9. Arrangement (10) as claimed in claim 8 wherein said guiding means (88) comprises at least one O-ring surrounding the regulator body.

10. Arrangement (10) as claimed in claim 8 wherein said guiding means (88) comprises at least one lip integral to the regulator body (38), axially extending and radially protruding from the peripheral cylindrical wall.

11. Arrangement (10) as claimed in any one of the preceding claims wherein the pump body is further provided an inlet channel (34) opening in the bottom face of the main bore and also with an outlet channel (36) opening in the peripheral cylindrical face of the main bore and wherein, the pressure regulator is further provided with an inlet opening (62) arranged in the end transverse wall and also with an outlet opening (64) arranged in the peripheral wall of the regulator body.

12. Arrangement (10) as claimed in claim 11 wherein the pressure regulator (12) is further provided with a groove (66) arranged in the peripheral cylindrical face (58) of the internal bore of the regulator body, said groove (66) extending from the outlet opening to a distant end (68) arranged at a predetermined distance (D) from the bottom transverse face.

13. Arrangement (10) as claimed in claim 12 wherein, said groove (66) defines a fluid communication between the inlet channel (34) and the outlet channel (36), said fluid communication being widely open only when the distance between the transverse bottom face of the regulator body and the piston is superior to said predetermined distance (D).

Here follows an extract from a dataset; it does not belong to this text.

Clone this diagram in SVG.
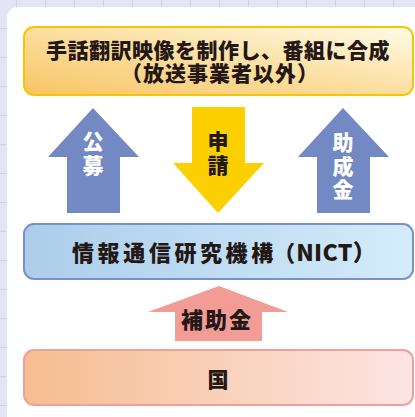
<svg xmlns="http://www.w3.org/2000/svg" width="415" height="417" viewBox="0 0 415 417">
<defs>
<pattern id="grid" x="16" y="-1" width="29" height="29" patternUnits="userSpaceOnUse">
<rect width="29" height="29" fill="#e3e4f4"/>
<path d="M0 0.5H29M0.5 0V29" stroke="#d0d2ea" stroke-width="1"/>
</pattern>
<linearGradient id="gTop" x1="0" y1="1" x2="1" y2="0">
<stop offset="0" stop-color="#f8c464"/>
<stop offset="0.45" stop-color="#fbdc9a"/>
<stop offset="1" stop-color="#fffbe6"/>
</linearGradient>
<linearGradient id="gMid" x1="0" y1="0" x2="1" y2="0">
<stop offset="0" stop-color="#abcdeb"/>
<stop offset="1" stop-color="#d4ecfa"/>
</linearGradient>
<linearGradient id="gBot" x1="0" y1="0" x2="1" y2="0">
<stop offset="0" stop-color="#f6bd90"/>
<stop offset="1" stop-color="#fce5e3"/>
</linearGradient>
</defs>
<style>
.t{font-family:"Noto Sans CJK JP","Noto Sans",sans-serif;font-weight:900;fill:#231815}
.w{fill:#ffffff}
.v{writing-mode:vertical-rl;text-anchor:start}
.m{text-anchor:middle}
</style>
<rect width="415" height="417" fill="url(#grid)"/>
<rect x="7" y="7" width="420" height="420" rx="11" fill="#ffffff"/>
<g id="connectors">
<polygon id="arrow-koubo" points="93,108 139,157 120,157 120,213 67,213 67,157 48,157" fill="#7389c3"/>
<polygon id="arrow-shinsei" points="192,107 245,107 245,163 264,163 218,213 173,163 192,163" fill="#fcd000"/>
<polygon id="arrow-josei" points="343,108 389,157 370,157 370,213 317,213 317,157 298,157" fill="#7389c3"/>
<polygon id="arrow-hojo" points="219,286 288,312 262,312 262,341 175,341 175,312 148,312" fill="#f29c95"/>
</g>
<g id="node-top">
<rect x="24" y="27" width="389" height="68" rx="10" fill="url(#gTop)" stroke="#f6c700" stroke-width="2"/>
<text class="t" font-size="21"><tspan x="46" y="58" letter-spacing="0.5">手話翻訳映像を制作し、番組に合成</tspan><tspan x="121" y="81" letter-spacing="1">（放送事業者以外）</tspan></text>
</g>
<g id="label-koubo">
<text class="t w v" x="93" y="131" font-size="21" letter-spacing="3">公募</text>
</g>
<g id="label-shinsei">
<text class="t v" x="218" y="131" font-size="21" letter-spacing="3">申請</text>
</g>
<g id="label-josei">
<text class="t w v" x="343" y="132" font-size="21" letter-spacing="2.5">助成金</text>
</g>
<g id="node-nict">
<rect x="24" y="224" width="389" height="55" rx="10" fill="url(#gMid)" stroke="#7a90c9" stroke-width="2"/>
<text class="t" font-size="22" y="261"><tspan x="72" letter-spacing="3.6">情報通信研究機</tspan><tspan letter-spacing="0">構（</tspan><tspan dx="1" font-size="23" letter-spacing="0.3">NICT）</tspan></text>
</g>
<g id="label-hojo">
<text class="t" x="181" y="328" font-size="22" letter-spacing="2">補助金</text>
</g>
<g id="node-kuni">
<rect x="24" y="350" width="389" height="55" rx="10" fill="url(#gBot)" stroke="#f0a09b" stroke-width="2"/>
<text class="t m" x="218" y="387" font-size="21">国</text>
</g>
</svg>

14. Arrangement (10) as claimed in any one of the preceding claims wherein the regulator body (38) and the piston (40) are plastic moulded parts.

15. Arrangement (10) as claimed in any one of the preceding claims wherein the cap (44) is metallic.

16. Fuel pump (14) having pump body (16) and a pressure regulator (12) forming an arrangement (10) as claimed in any one of the preceding claims.

17. Fuel pump (14) as claimed in claim 16 wherein said pump is a high pressure diesel fuel pump adapted to be arranged in diesel fuel injection equipment of an internal combustion engine.